* _DIRECTION_
Retype the data that follows line by line, exactly, and leave its pictures out.

* _SOURCE DATA_
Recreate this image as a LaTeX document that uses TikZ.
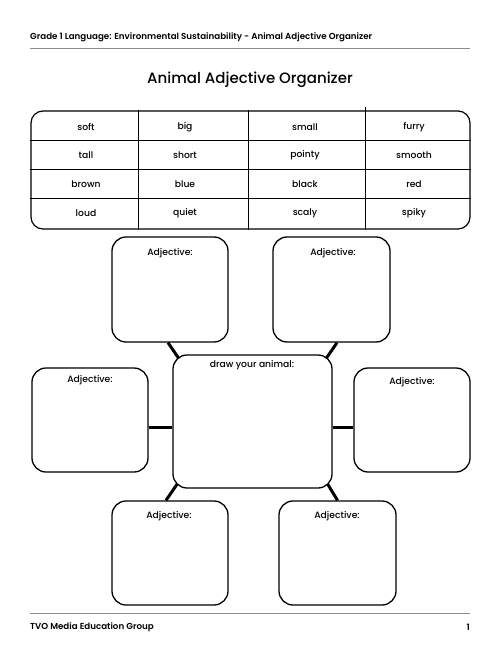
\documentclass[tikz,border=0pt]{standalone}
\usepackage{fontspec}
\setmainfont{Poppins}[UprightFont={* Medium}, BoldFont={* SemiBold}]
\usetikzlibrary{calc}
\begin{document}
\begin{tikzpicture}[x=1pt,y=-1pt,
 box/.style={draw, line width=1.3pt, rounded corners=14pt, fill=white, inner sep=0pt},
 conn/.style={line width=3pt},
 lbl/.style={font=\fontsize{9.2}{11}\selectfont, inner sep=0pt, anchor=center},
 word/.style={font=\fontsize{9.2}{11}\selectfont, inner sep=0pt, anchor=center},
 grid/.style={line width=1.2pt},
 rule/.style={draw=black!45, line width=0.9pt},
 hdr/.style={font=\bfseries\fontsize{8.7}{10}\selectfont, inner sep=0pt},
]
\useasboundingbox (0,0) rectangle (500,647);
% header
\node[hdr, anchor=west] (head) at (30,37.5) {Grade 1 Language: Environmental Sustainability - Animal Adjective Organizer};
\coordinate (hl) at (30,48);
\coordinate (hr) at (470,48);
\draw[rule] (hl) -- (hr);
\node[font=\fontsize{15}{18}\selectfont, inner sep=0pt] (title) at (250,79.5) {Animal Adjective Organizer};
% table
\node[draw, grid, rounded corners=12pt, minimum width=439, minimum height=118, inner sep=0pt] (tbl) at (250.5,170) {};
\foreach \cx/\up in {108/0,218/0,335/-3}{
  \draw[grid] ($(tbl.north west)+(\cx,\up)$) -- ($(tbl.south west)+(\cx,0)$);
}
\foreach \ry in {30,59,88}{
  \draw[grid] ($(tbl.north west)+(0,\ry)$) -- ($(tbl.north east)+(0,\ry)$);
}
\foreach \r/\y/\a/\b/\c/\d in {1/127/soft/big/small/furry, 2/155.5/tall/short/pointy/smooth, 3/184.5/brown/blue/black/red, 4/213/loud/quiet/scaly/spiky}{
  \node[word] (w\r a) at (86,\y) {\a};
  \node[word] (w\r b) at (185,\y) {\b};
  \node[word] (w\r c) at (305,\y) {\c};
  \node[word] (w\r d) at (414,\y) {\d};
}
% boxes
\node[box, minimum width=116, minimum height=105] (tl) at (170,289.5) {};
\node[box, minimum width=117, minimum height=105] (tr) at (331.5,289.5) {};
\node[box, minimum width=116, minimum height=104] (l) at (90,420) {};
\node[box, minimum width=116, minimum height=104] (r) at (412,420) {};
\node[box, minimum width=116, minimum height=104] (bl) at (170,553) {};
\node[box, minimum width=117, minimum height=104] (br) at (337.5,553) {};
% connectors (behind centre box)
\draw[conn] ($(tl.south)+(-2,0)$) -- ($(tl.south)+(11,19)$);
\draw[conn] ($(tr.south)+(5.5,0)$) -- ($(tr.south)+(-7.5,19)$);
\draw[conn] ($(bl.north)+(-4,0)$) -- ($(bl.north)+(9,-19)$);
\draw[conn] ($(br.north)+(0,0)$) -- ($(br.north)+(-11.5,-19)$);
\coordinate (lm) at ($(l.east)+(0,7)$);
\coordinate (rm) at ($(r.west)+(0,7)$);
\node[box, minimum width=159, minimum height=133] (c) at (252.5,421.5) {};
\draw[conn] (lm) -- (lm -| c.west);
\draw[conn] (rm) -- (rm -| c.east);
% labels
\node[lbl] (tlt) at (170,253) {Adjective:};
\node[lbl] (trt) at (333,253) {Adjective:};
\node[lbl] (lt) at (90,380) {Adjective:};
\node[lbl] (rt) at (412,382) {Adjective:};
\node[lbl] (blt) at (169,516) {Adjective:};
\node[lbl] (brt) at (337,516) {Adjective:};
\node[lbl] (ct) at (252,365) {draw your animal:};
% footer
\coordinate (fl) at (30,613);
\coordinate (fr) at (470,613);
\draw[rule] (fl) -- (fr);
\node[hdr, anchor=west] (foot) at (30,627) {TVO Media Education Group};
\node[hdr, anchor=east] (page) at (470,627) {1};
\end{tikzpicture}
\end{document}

* _OUTPUT FOR THIS EXERCISE_
Recreate this image as a LaTeX document that uses TikZ.
\documentclass[tikz,border=0pt]{standalone}
\usepackage{fontspec}
\setmainfont{Poppins}[UprightFont={* Medium}, BoldFont={* SemiBold}]
\usetikzlibrary{calc}
\begin{document}
\begin{tikzpicture}[x=1pt,y=-1pt,
 box/.style={draw, line width=1.3pt, rounded corners=14pt, fill=white, inner sep=0pt},
 conn/.style={line width=3pt},
 lbl/.style={font=\fontsize{9.2}{11}\selectfont, inner sep=0pt, anchor=center},
 word/.style={font=\fontsize{9.2}{11}\selectfont, inner sep=0pt, anchor=center},
 grid/.style={line width=1.2pt},
 rule/.style={draw=black!45, line width=0.9pt},
 hdr/.style={font=\bfseries\fontsize{8.7}{10}\selectfont, inner sep=0pt},
]
\useasboundingbox (0,0) rectangle (500,647);
% header
\node[hdr, anchor=west] (head) at (30,37.5) {Grade 1 Language: Environmental Sustainability - Animal Adjective Organizer};
\coordinate (hl) at (30,48);
\coordinate (hr) at (470,48);
\draw[rule] (hl) -- (hr);
\node[font=\fontsize{15}{18}\selectfont, inner sep=0pt] (title) at (250,79.5) {Animal Adjective Organizer};
% table
\node[draw, grid, rounded corners=12pt, minimum width=439, minimum height=118, inner sep=0pt] (tbl) at (250.5,170) {};
\foreach \cx/\up in {108/0,218/0,335/-3}{
  \draw[grid] ($(tbl.north west)+(\cx,\up)$) -- ($(tbl.south west)+(\cx,0)$);
}
\foreach \ry in {30,59,88}{
  \draw[grid] ($(tbl.north west)+(0,\ry)$) -- ($(tbl.north east)+(0,\ry)$);
}
\foreach \r/\y/\a/\b/\c/\d in {1/127/soft/big/small/furry, 2/155.5/tall/short/pointy/smooth, 3/184.5/brown/blue/black/red, 4/213/loud/quiet/scaly/spiky}{
  \node[word] (w\r a) at (86,\y) {\a};
  \node[word] (w\r b) at (185,\y) {\b};
  \node[word] (w\r c) at (305,\y) {\c};
  \node[word] (w\r d) at (414,\y) {\d};
}
% boxes
\node[box, minimum width=116, minimum height=105] (tl) at (170,289.5) {};
\node[box, minimum width=117, minimum height=105] (tr) at (331.5,289.5) {};
\node[box, minimum width=116, minimum height=104] (l) at (90,420) {};
\node[box, minimum width=116, minimum height=104] (r) at (412,420) {};
\node[box, minimum width=116, minimum height=104] (bl) at (170,553) {};
\node[box, minimum width=117, minimum height=104] (br) at (337.5,553) {};
% connectors (behind centre box)
\draw[conn] ($(tl.south)+(-2,0)$) -- ($(tl.south)+(11,19)$);
\draw[conn] ($(tr.south)+(5.5,0)$) -- ($(tr.south)+(-7.5,19)$);
\draw[conn] ($(bl.north)+(-4,0)$) -- ($(bl.north)+(9,-19)$);
\draw[conn] ($(br.north)+(0,0)$) -- ($(br.north)+(-11.5,-19)$);
\coordinate (lm) at ($(l.east)+(0,7)$);
\coordinate (rm) at ($(r.west)+(0,7)$);
\node[box, minimum width=159, minimum height=133] (c) at (252.5,421.5) {};
\draw[conn] (lm) -- (lm -| c.west);
\draw[conn] (rm) -- (rm -| c.east);
% labels
\node[lbl] (tlt) at (170,253) {Adjective:};
\node[lbl] (trt) at (333,253) {Adjective:};
\node[lbl] (lt) at (90,380) {Adjective:};
\node[lbl] (rt) at (412,382) {Adjective:};
\node[lbl] (blt) at (169,516) {Adjective:};
\node[lbl] (brt) at (337,516) {Adjective:};
\node[lbl] (ct) at (252,365) {draw your animal:};
% footer
\coordinate (fl) at (30,613);
\coordinate (fr) at (470,613);
\draw[rule] (fl) -- (fr);
\node[hdr, anchor=west] (foot) at (30,627) {TVO Media Education Group};
\node[hdr, anchor=east] (page) at (470,627) {1};
\end{tikzpicture}
\end{document}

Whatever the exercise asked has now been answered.